Landmark international legal opinion means countries must act decisively on climate change
Leigh Day international department solicitor Kane Jackson considers the legal significance and implications of a landmark advisory opinion by the International Court of Justice in the wake of a climate advocacy campaign by students in Fiji.
Posted on 01 September 2025
In 2019, a group of students from the University of the South Pacific in Fiji were given a brief to undertake a piece of climate advocacy.
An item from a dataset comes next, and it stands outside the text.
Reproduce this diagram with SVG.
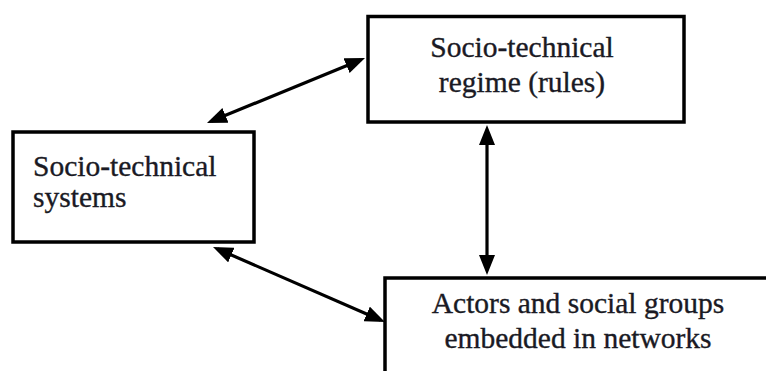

As students from one of the most climate-vulnerable regions on the earth, they understood the task as a fight against the existential threat to the future of their communities, homes and cultures.
That assignment sparked a global legal campaign which, six years later, resulted in a landmark advisory opinion from the International Court of Justice (ICJ).
The Request
Following the campaign led by the Pacific Island students, the ICJ was asked to advise on what countries’ legal obligations are under international law to protect the planet from climate change and what the legal consequences would be if their failure to act causes serious harm.
The questions put to the ICJ formed part of a broader international effort seeking to clarify the legal duties of countries and businesses in addressing the climate emergency:
- On 3 July 2025, an advisory opinion from the Inter-American Court Human Rights emphasised that the climate emergency creates obligations for countries to prevent, protect and remedy harms from the effects of climate change.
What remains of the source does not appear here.